21 November 2010

Review: CHILD'S PLAY, Reginald Hill - audio

Unabridged
Written in 1986, #9 in the Dalziel & Pascoe series
Downloaded from Audible.com
Reader is Colin Buchanan
LENGTH 8 hrs and 53 mins
AUDIBLE RELEASE DATE 03-25-05

Publisher's blurb
When a battered Ford Escort containing one very dead Italian turns up in the police car park, Peter Pascoe and his bloated superior Dalziel, are plunged into an investigation that makes internal police politics look like child's play.

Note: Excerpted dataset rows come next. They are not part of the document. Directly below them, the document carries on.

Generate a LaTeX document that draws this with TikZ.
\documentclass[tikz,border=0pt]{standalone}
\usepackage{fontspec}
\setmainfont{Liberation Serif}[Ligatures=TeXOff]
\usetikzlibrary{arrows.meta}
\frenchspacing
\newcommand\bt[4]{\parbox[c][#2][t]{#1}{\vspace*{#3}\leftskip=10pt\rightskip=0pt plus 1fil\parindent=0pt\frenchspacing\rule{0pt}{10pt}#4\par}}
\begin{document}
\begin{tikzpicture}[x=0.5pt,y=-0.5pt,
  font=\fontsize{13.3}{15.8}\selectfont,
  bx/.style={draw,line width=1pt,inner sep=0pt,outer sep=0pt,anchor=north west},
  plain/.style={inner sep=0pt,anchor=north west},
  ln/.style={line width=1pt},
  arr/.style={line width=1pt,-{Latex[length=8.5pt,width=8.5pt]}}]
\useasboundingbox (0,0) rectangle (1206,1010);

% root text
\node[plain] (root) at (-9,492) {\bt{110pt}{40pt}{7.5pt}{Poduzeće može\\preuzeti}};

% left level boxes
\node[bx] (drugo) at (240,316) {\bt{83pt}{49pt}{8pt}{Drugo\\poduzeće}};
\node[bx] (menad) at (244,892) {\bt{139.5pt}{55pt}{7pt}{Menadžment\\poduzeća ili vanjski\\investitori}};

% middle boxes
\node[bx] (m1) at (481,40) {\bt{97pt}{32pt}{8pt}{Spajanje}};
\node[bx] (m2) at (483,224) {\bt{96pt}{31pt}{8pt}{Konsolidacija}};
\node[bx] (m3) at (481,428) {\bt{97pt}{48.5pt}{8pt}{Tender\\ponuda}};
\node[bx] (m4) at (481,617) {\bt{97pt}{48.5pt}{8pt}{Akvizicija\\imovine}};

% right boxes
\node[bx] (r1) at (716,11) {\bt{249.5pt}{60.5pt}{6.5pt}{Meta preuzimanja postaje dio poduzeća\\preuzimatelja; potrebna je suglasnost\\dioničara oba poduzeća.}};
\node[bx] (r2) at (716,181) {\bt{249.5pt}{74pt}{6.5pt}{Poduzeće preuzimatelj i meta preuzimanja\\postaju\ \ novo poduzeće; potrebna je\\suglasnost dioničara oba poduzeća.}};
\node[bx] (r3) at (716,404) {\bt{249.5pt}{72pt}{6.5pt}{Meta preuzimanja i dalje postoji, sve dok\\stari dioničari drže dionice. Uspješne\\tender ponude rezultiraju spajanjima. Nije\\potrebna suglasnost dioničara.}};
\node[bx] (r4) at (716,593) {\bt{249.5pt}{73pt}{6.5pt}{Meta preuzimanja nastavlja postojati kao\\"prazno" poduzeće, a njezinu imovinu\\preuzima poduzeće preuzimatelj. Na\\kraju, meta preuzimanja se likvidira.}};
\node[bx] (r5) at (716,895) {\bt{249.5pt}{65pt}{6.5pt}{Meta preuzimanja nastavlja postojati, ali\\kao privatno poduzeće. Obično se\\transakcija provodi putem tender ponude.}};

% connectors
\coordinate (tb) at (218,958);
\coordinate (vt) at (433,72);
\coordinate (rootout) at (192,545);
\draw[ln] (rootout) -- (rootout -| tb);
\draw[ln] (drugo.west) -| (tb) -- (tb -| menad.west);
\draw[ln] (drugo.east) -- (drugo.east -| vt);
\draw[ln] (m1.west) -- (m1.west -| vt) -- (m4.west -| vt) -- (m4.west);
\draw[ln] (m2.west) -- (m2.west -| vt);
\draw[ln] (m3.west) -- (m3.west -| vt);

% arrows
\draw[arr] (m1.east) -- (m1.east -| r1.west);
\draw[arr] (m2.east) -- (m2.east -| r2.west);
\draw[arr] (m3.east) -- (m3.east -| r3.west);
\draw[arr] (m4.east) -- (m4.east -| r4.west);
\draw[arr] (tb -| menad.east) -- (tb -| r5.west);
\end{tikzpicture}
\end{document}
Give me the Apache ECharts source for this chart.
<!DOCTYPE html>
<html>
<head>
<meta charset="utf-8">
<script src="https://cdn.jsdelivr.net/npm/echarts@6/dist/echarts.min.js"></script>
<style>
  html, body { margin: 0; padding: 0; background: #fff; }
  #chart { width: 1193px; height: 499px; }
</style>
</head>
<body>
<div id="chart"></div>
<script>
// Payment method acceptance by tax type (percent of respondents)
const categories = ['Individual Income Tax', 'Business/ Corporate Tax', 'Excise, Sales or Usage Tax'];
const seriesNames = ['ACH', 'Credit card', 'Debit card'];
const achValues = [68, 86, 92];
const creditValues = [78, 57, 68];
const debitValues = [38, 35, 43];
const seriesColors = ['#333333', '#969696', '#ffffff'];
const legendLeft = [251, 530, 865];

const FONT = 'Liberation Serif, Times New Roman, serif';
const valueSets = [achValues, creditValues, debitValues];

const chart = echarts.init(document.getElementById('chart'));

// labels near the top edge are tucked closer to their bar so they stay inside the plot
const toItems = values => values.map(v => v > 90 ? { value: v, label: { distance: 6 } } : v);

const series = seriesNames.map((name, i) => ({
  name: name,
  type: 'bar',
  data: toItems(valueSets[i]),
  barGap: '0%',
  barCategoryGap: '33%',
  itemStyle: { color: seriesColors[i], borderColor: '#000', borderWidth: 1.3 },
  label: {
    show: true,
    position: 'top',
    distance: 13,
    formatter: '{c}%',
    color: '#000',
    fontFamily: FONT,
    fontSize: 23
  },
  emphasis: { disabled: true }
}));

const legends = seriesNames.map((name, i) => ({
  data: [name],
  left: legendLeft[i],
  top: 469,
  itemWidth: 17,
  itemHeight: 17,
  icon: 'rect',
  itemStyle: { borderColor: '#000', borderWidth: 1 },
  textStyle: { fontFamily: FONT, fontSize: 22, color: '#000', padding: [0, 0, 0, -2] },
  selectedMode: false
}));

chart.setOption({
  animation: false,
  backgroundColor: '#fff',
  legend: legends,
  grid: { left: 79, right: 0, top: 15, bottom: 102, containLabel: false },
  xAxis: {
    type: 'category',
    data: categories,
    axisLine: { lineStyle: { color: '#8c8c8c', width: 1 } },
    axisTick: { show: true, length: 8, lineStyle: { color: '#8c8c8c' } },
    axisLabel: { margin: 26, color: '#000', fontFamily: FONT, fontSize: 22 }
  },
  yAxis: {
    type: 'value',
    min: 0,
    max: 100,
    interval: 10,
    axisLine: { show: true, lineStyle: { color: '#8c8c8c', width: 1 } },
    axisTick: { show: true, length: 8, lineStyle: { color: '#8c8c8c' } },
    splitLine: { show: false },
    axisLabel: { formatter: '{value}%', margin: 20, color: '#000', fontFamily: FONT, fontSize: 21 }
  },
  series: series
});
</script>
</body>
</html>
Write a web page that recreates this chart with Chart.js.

If it had been my job to write the publisher's blurb, then mine would have looked more like this one from Amazon:
A half-dotty old Yorkshire widow dies, throwing her relations into confusion with a will that leaves her wealth to a son missing in action in World War II. If he's not found by 2015, the fortune will be divided among charities for animals, the needy and Women for Empire. A man resembling the long-lost son appears and disappears. Officials of the charities, surviving relatives and the deceased's lawyer begin a complicated bargaining dance.  A top cop campaigns to become Chief Constable. A young drifter enters the life of Sgt. Wield, forcing him to a decision about his homosexuality. There are a couple of apparently unrelated murders. Supt. Dalziel sorts it all out in his usual boorish, intuitive, irreverent way. He's helped by youthful, (relatively) cultured Inspector Pascoe, stolid Sgt. Wield and by Lexie Huby, a young, mousy legal secretary with lots of surprises.

If you are a fan of Reginald Hill's Dalziel & Pascoe series, then you've probably already read this one. It is yet another very engaging performance from Hill. I was struck by how he builds the plot from parallel investigations by his detective duo. At times they rub sparks off each other, and just as you are thinking what a clever clogs Peter Pascoe is, you come to the realisation that Andy Dalziel is already two steps ahead of him. Pascoe methodically dots the i's and crosses the t's, while Fat Andy effortlessly surges ahead with impressive intuition.

Most enjoyable, with an excellent narration by Colin Buchanan who plays Peter Pascoe in the TV series.

My rating: 4.5

2 comments:

Anonymous said...

Kerrie - Thanks for this fine review. I do like Dalziel and Pascoe, so I'm glad you enjoyed this one :-). Interesting, too, isn't it, how the narration can make such a difference.

Heartbeatoz said...

Currently listening to Under World #10 in the Series and Colin Buchanan really does does do a great job of narrating these Books also like Shaun Dooley's Narration too with a Genuine Yorkshire Accent.